The fact everyone considers fideism (blind faith, or the idea that your faith in God cannot be founded in reason) to be the only form of faith is unfortunate. The media portrays faith to be like this. 99% of Christians only know of their faith as something they feel to be true, with no good reason to believe it outside of “they think it’s true.”
This drives away so many intelligent and critical thinking people who would otherwise be powerful voices for the church, because they don’t want to ground their lives on a feeling. On something they must merely accept. This is hardly a wrong attitude. There is so much logic in believing in God, and in particular the God of Christianity.
- Something cannot come out of nothing. A pre-existing something must have made the universe/multiverse. It must be an entity with a will, not a mechanical force. (Kalam cosmological argument)
- The odds of our universe being so precisely constructed to allow for human life are too great to be called chance or necessity. Design is the only good explanation. (Teleological argument)
- Morality, if you consider it real, cannot be something made by humans.
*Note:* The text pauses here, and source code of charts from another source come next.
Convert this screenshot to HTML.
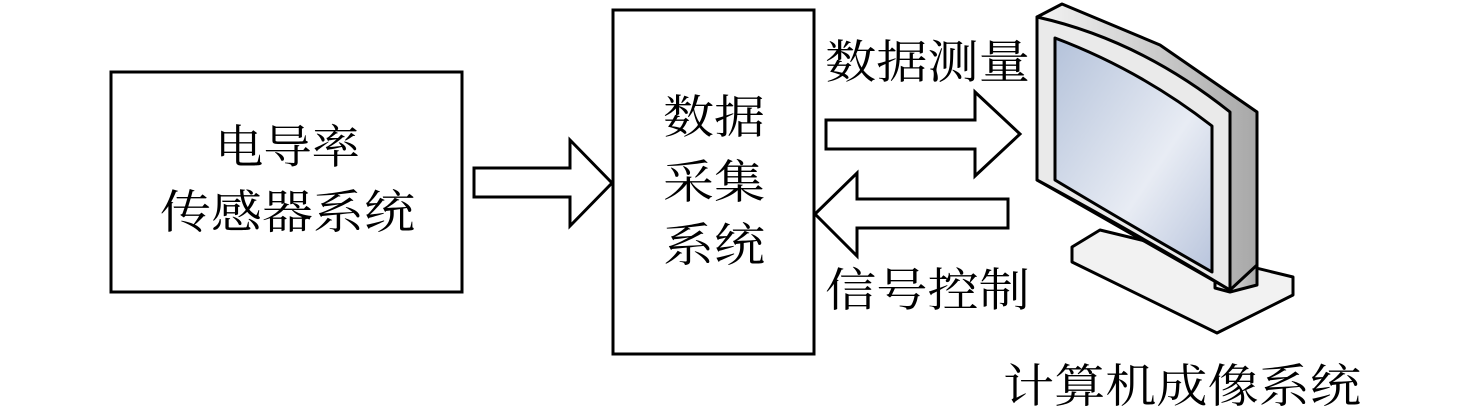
<!DOCTYPE html>
<html><head><meta charset="utf-8"><style>html,body{margin:0;padding:0;background:#fff}svg{display:block}</style></head>
<body>
<svg width="1476" height="415" viewBox="0 0 1476 415" xmlns="http://www.w3.org/2000/svg">
<defs>
<linearGradient id="scr" x1="0" y1="0" x2="1" y2="1">
<stop offset="0" stop-color="#b4c2da"/><stop offset="0.6" stop-color="#e8ecf4"/><stop offset="1" stop-color="#b8c4dc"/></linearGradient>
<linearGradient id="side" x1="0" y1="0" x2="1" y2="0">
<stop offset="0" stop-color="#f4f4f4"/><stop offset="1" stop-color="#a8a8a8"/></linearGradient>
</defs>
<g fill="#fff" stroke="#000" stroke-width="3">
<rect x="111" y="72" width="351" height="220"/>
<rect x="613" y="10" width="201" height="344"/>
<polygon points="474,168 570,168 570,140 612,183 570,226 570,197 474,197"/>
<polygon points="826,120 975,120 975,92 1020,134 975,176 975,149 826,149"/>
<polygon points="1008,199 857,199 857,173 815,214 857,256 857,228 1008,228"/>
</g>
<g font-family="'Liberation Serif','Noto Serif CJK SC',serif" font-size="46" fill="#000">
<text x="215" y="163" textLength="145" lengthAdjust="spacingAndGlyphs">电导率</text>
<text x="160" y="228" textLength="255" lengthAdjust="spacingAndGlyphs">传感器系统</text>
<text x="663" y="133" textLength="102" lengthAdjust="spacingAndGlyphs">数据</text>
<text x="663" y="198" textLength="102" lengthAdjust="spacingAndGlyphs">采集</text>
<text x="663" y="261" textLength="102" lengthAdjust="spacingAndGlyphs">系统</text>
<text x="825" y="78" textLength="205" lengthAdjust="spacingAndGlyphs">数据测量</text>
<text x="825" y="306" textLength="205" lengthAdjust="spacingAndGlyphs">信号控制</text>
<text x="1003" y="402" textLength="358" lengthAdjust="spacingAndGlyphs">计算机成像系统</text>
</g>
<g stroke="#000" stroke-width="3" stroke-linejoin="round">
<polygon points="1072,247 1100,230 1293,277 1293,295 1217,333 1072,262" fill="#f2f2f2"/>
<polygon points="1215,225 1257,230 1257,285 1230,292 1215,288" fill="url(#side)"/>
<polygon points="1037,17 1062,4 1160,45 1257,112 1257,265 1230,290 1037,180" fill="url(#side)"/>
<path d="M1037,17 Q1140,40 1230,112 L1230,290 Q1130,230 1037,180 Z" fill="#eaeaea"/>
<path d="M1055,38 Q1140,70 1212,126 L1212,272 Q1130,225 1055,180 Z" fill="url(#scr)"/>
</g>
</svg>
</body></html>
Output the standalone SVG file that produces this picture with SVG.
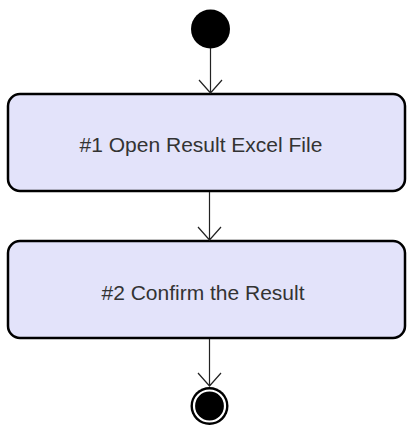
<svg xmlns="http://www.w3.org/2000/svg" width="407" height="429" viewBox="0 0 407 429">
<style>
.box{fill:#E3E3FA;stroke:#000;stroke-width:2.5}
.lbl{font-family:"Liberation Sans",Arial,sans-serif;font-size:21px;fill:#333;text-anchor:middle}
.edge{stroke:#222;stroke-width:1.2;fill:none}
</style>
<rect width="407" height="429" fill="#fff"/>
<g id="start"><circle cx="210.5" cy="29" r="19.5" fill="#000"/></g>
<g id="n1"><rect class="box" x="8" y="94" width="397" height="97" rx="12"/><text class="lbl" x="201" y="152">#1 Open Result Excel File</text></g>
<g id="n2"><rect class="box" x="8" y="241" width="397" height="97" rx="12"/><text class="lbl" x="203" y="300">#2 Confirm the Result</text></g>
<g id="end"><circle cx="209.5" cy="406" r="19" fill="#000"/><circle cx="209.5" cy="406" r="15.5" fill="none" stroke="#fff" stroke-width="2.2"/></g>
<g id="edges">
<path class="edge" d="M210.5 48V93M199 80L210.5 93L222 80"/>
<path class="edge" d="M209.5 192V240M198 227L209.5 240L221 227"/>
<path class="edge" d="M209.5 339V386M198 373L209.5 386L221 373"/>
</g>
</svg>
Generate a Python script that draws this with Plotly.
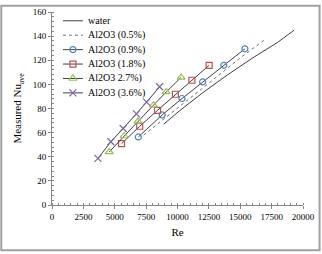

There must be an external moral law giver. (Moral argument)
- If it’s possible that a maximally great being can exist, then it does. (Ontological argument)
- We have concrete records of men claiming to have personally saw Jesus rise from the dead to the point their lives were radically transformed and even martyred for it. (Resurrection argument)
- We have historians talking about Jesus as a historical figure (Josephus, Tacitus, Suetonius, Pliny, Lucius of Samosata)
- And other arguments not listed here (see: St. Thomas Aquinas and CS Lewis)
Faith doesn’t need to be “oh I dunno I just see the world and think gosh, there must be a god!” You can actually think about it and say “it makes a lot of philosophical, scientific, and historical sense to believe in God and Jesus.” The latter is often looked down as not being “real faith,” and that is a damned shame.